» **WHAT IS REQUIRED**
Print the lines of the listing below verbatim from its first line through the line bearing "400000, 500000, 600000];". Any pictures are to be omitted.

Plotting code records

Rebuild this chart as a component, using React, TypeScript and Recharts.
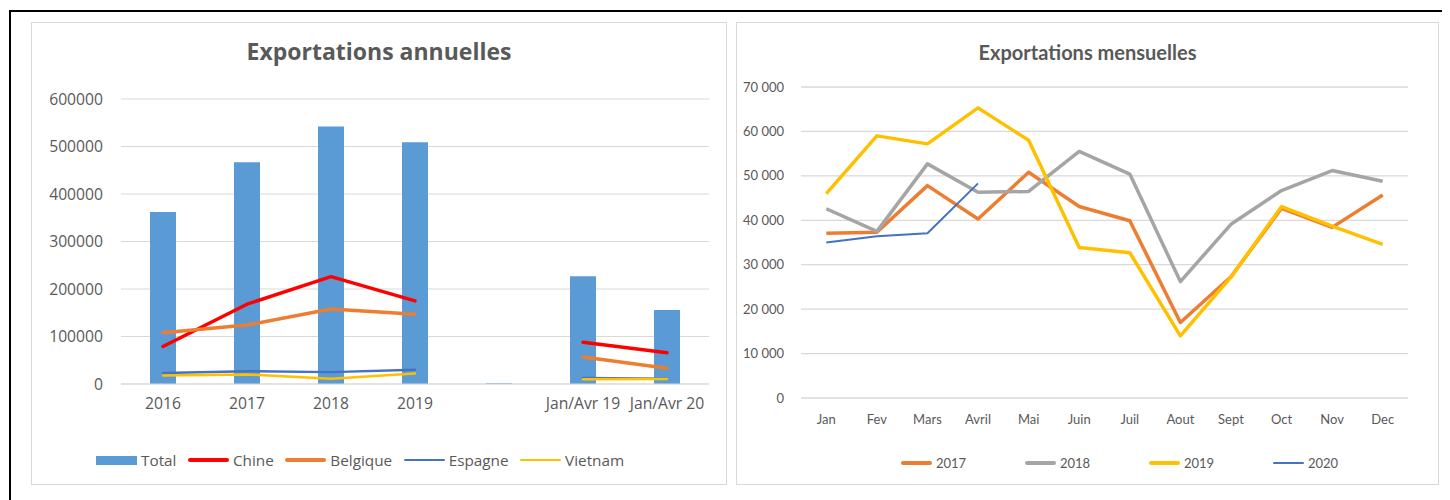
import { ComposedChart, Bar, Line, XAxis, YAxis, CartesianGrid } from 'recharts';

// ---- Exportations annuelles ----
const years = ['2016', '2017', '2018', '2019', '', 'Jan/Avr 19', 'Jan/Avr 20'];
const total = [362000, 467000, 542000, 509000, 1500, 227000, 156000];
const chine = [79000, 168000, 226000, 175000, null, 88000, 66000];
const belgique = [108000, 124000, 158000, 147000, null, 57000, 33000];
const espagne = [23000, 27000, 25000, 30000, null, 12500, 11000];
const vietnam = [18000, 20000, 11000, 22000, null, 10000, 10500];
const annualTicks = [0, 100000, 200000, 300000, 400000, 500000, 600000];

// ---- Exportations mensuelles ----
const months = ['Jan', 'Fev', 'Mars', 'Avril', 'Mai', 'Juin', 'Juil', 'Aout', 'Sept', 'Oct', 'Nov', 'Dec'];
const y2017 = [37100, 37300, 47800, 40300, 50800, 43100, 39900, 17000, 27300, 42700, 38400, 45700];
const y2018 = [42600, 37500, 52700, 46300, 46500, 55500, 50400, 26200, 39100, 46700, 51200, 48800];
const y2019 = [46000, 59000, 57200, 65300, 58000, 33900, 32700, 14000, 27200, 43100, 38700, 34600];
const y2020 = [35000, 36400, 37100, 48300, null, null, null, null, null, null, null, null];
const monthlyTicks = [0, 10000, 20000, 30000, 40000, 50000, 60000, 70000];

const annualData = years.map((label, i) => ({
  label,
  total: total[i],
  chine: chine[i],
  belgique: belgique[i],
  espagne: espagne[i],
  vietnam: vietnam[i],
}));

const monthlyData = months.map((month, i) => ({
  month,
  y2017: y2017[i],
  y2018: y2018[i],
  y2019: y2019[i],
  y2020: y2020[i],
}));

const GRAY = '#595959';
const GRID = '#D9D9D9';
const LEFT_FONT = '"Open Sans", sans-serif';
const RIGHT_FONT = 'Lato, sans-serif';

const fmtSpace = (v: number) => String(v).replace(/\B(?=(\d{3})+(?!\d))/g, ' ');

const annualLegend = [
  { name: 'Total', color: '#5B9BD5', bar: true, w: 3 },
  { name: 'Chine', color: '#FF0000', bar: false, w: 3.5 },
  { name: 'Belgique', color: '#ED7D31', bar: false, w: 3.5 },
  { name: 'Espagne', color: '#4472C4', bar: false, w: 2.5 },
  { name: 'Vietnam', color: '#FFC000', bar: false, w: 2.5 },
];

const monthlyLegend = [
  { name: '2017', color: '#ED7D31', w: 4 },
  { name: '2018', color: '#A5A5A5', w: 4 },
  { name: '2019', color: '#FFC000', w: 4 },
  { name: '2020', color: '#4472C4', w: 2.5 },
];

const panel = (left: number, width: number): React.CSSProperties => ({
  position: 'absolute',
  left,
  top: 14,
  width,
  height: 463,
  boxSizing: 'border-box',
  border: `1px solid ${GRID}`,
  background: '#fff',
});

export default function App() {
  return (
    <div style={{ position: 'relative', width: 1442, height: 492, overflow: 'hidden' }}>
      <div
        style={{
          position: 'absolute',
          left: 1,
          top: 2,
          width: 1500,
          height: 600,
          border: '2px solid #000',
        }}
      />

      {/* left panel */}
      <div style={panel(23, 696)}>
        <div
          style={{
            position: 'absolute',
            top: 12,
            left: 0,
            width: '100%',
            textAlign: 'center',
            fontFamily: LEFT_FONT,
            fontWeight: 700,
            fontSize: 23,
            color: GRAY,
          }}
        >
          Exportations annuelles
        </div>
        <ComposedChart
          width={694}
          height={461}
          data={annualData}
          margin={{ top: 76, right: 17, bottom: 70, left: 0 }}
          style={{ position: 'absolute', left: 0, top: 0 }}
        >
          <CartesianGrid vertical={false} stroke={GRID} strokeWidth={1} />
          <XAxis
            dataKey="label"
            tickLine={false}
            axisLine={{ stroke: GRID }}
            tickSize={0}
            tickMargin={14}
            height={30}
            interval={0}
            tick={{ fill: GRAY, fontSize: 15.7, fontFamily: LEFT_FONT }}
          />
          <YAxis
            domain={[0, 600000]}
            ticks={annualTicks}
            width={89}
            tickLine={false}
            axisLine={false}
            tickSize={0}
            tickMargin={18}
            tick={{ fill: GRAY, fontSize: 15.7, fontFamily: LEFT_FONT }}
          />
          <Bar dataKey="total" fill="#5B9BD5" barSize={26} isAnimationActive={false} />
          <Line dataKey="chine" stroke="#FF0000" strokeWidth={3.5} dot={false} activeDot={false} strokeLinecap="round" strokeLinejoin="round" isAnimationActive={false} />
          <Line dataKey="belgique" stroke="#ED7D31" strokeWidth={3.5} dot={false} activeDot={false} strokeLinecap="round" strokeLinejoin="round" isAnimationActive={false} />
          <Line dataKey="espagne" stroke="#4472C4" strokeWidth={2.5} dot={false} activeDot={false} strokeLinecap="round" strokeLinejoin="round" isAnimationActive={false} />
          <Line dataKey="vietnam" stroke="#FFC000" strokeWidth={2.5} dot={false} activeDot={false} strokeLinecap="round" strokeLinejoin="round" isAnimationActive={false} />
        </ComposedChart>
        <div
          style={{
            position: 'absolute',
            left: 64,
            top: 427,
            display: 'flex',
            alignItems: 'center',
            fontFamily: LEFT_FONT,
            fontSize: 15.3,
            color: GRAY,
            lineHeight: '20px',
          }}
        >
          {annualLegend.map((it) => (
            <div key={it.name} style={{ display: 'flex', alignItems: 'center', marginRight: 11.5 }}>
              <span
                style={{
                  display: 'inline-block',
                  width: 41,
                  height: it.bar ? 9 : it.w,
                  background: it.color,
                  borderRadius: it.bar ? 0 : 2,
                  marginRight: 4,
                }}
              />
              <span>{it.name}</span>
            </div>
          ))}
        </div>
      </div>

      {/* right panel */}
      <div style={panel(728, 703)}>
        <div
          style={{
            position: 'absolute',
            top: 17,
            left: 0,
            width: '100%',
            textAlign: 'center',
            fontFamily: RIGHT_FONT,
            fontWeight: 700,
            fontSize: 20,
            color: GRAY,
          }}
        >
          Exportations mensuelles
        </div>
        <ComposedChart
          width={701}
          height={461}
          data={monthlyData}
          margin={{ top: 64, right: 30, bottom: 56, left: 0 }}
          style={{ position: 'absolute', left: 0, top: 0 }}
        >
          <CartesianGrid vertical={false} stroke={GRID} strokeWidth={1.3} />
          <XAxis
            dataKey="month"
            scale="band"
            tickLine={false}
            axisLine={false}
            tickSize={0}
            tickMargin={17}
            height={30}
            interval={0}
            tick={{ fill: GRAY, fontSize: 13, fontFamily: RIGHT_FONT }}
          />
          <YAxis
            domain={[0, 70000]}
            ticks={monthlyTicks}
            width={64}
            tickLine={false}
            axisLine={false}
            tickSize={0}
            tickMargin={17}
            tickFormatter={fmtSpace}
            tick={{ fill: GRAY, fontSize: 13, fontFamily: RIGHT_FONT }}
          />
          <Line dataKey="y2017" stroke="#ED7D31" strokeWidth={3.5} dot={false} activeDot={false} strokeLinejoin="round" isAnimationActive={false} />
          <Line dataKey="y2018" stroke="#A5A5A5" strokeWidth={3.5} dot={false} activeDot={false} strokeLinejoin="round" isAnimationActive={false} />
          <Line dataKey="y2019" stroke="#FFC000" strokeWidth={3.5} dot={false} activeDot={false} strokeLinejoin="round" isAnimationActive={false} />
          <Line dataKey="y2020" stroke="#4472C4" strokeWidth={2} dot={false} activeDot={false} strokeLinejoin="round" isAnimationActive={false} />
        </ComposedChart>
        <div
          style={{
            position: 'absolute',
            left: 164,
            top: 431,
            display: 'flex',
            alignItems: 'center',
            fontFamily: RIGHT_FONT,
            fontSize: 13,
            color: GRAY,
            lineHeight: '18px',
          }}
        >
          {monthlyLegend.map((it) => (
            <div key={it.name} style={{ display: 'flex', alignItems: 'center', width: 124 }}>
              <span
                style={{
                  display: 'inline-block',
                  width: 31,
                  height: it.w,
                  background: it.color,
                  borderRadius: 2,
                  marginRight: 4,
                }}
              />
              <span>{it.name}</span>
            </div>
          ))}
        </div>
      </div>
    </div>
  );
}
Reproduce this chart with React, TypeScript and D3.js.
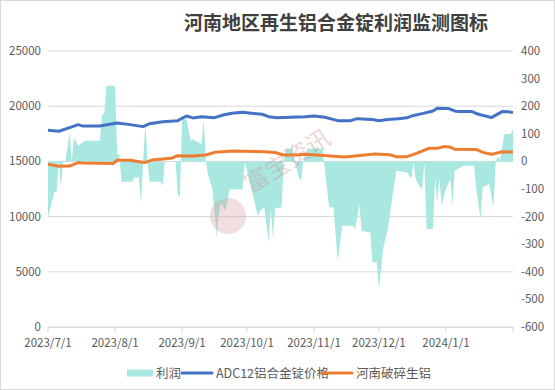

» **CORRECT RESULT**
Rebuild this chart as a component, using React, TypeScript and Recharts.
import { ComposedChart, Bar, Line, XAxis, YAxis, CartesianGrid } from 'recharts';

// ---- Exportations annuelles ----
const years = ['2016', '2017', '2018', '2019', '', 'Jan/Avr 19', 'Jan/Avr 20'];
const total = [362000, 467000, 542000, 509000, 1500, 227000, 156000];
const chine = [79000, 168000, 226000, 175000, null, 88000, 66000];
const belgique = [108000, 124000, 158000, 147000, null, 57000, 33000];
const espagne = [23000, 27000, 25000, 30000, null, 12500, 11000];
const vietnam = [18000, 20000, 11000, 22000, null, 10000, 10500];
const annualTicks = [0, 100000, 200000, 300000, 400000, 500000, 600000];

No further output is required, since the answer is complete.